Kindlimanns Liebe zur Astronomie ist schon in seiner Jugendzeit gewachsen. Als Neunjähriger hatte er das Glück, den Donatischen Kometen von 1858 zu beobachten, welcher auf ihn einen so nachhaltigen Eindruck machte, dass er sich zeitlebens mit Astronomie befasste.

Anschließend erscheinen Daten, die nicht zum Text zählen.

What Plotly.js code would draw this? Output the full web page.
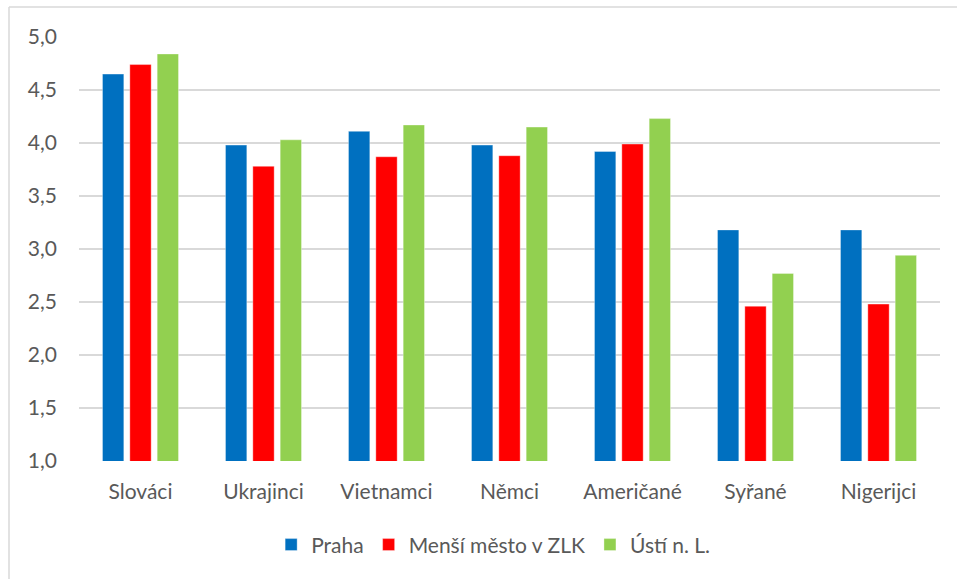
<!DOCTYPE html>
<html>
<head>
<meta charset="utf-8">
<script src="https://cdn.plot.ly/plotly-3.0.1.min.js"></script>
<style>html,body{margin:0;padding:0;background:#fff;}#chart{width:957px;height:579px;}</style>
</head>
<body>
<div id="chart"></div>
<script>
const categories = ["Slováci", "Ukrajinci", "Vietnamci", "Němci", "Američané", "Syřané", "Nigerijci"];
const seriesNames = ["Praha", "Menší město v ZLK", "Ústí n. L."];
const praha = [4.65, 3.98, 4.11, 3.98, 3.92, 3.18, 3.18];
const mensiMesto = [4.74, 3.78, 3.87, 3.88, 3.99, 2.46, 2.48];
const usti = [4.84, 4.03, 4.17, 4.15, 4.23, 2.77, 2.94];
const colors = ["#0070C0", "#FF0000", "#92D050"];
const yTicks = [1.0, 1.5, 2.0, 2.5, 3.0, 3.5, 4.0, 4.5, 5.0];

const values = [praha, mensiMesto, usti];
const data = values.map((v, i) => ({
  type: "bar",
  name: seriesNames[i],
  x: categories,
  y: v,
  base: 0,
  marker: {color: colors[i], line: {color: "rgba(255,255,255,0.35)", width: 1}},
  hoverinfo: "x+y+name"
}));

const font = {family: "Lato, 'Open Sans', sans-serif", size: 21, color: "#595959"};

const layout = {
  width: 957, height: 579,
  margin: {l: 79, r: 17, t: 37, b: 118},
  paper_bgcolor: "#fff", plot_bgcolor: "#fff",
  font: font,
  separators: ",.",
  barmode: "group",
  bargap: 0.333,
  bargroupgap: 0.22,
  showlegend: true,
  legend: {
    orientation: "h", x: 0.481, xanchor: "center", y: -0.198, yanchor: "middle",
    font: font, itemwidth: 30, traceorder: "normal"
  },
  xaxis: {
    type: "category", showgrid: false, showline: false, zeroline: false,
    ticks: "", tickfont: font, ticklabelstandoff: 16
  },
  yaxis: {
    range: [1.0, 5.0], tickvals: yTicks, tickformat: ".1f",
    showgrid: true, gridcolor: "#d9d9d9", gridwidth: 1.5,
    zeroline: false, showline: false, ticks: "",
    tickfont: font, ticklabelstandoff: 21
  },
  shapes: [
    {type: "line", xref: "paper", yref: "paper", x0: -0.0813, x1: 1.03, y0: 1.0708, y1: 1.0708,
     line: {color: "#d9d9d9", width: 1.5}},
    {type: "line", xref: "paper", yref: "paper", x0: -0.0813, x1: -0.0813, y0: 1.0708, y1: -0.3,
     line: {color: "#d9d9d9", width: 1.5}}
  ]
};

Plotly.newPlot("chart", data, layout, {displayModeBar: false, responsive: false});
</script>
</body>
</html>
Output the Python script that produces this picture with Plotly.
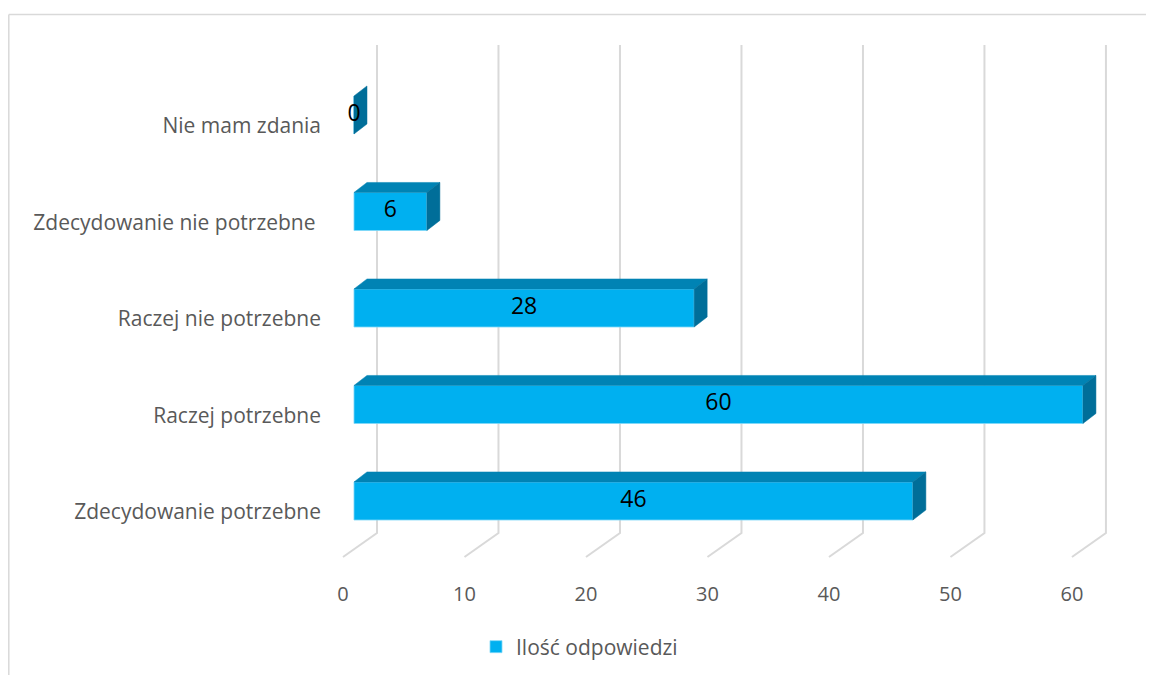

Als Siebzigjähriger fasste er den Entschluss, eine Sternwarte auf dem Gsteig
zu bauen. Professor Mauderli vom Astronomischen Institut der Universität Bern
ünterstütze ihn bei seinen Plänen nach Kräften. Bereits am 27.August 1920 konnte
die Urania-Sternwarte eingeweiht werden, und Kindlimann übergab dieselbe als
Geschenk dem Gymnasium, samt einem beachtlichen Betriebskapital von 20'000
Franken, ein Geschenk, das grosszügiger nicht hätte sein können. Für Kindlimann
war es der schönste Tag seines Lebens, wie er des öfteren seinen Freunden
gestand.
In den letzten Lebensjahren (seit 20 Jahren war er verwitwet, seine einzige Tochter lebt mit ihrer Familie in La Chaux-de-Fonds) galt sein Interesse den Sonnenflecken, die er an jedem sonnigen Tag beobachtete. Mit 76 Jahren publizierte er eine Abhandlung, in der er an einen Zusammenhang zwischen dem Auftreten von Sonnenflecken und Schlaganfällen in der Schweiz glaubte. Am 6. März 1929 starb Conrad Kindlimann an einer Lungenentzündung. Zu Recht sagte Stadtpräsident Joss anlässlich der Trauerfeier: Die Burgdorfer Schulen verlieren mit Conrad Kindlimann einen ihrer besten Freunde.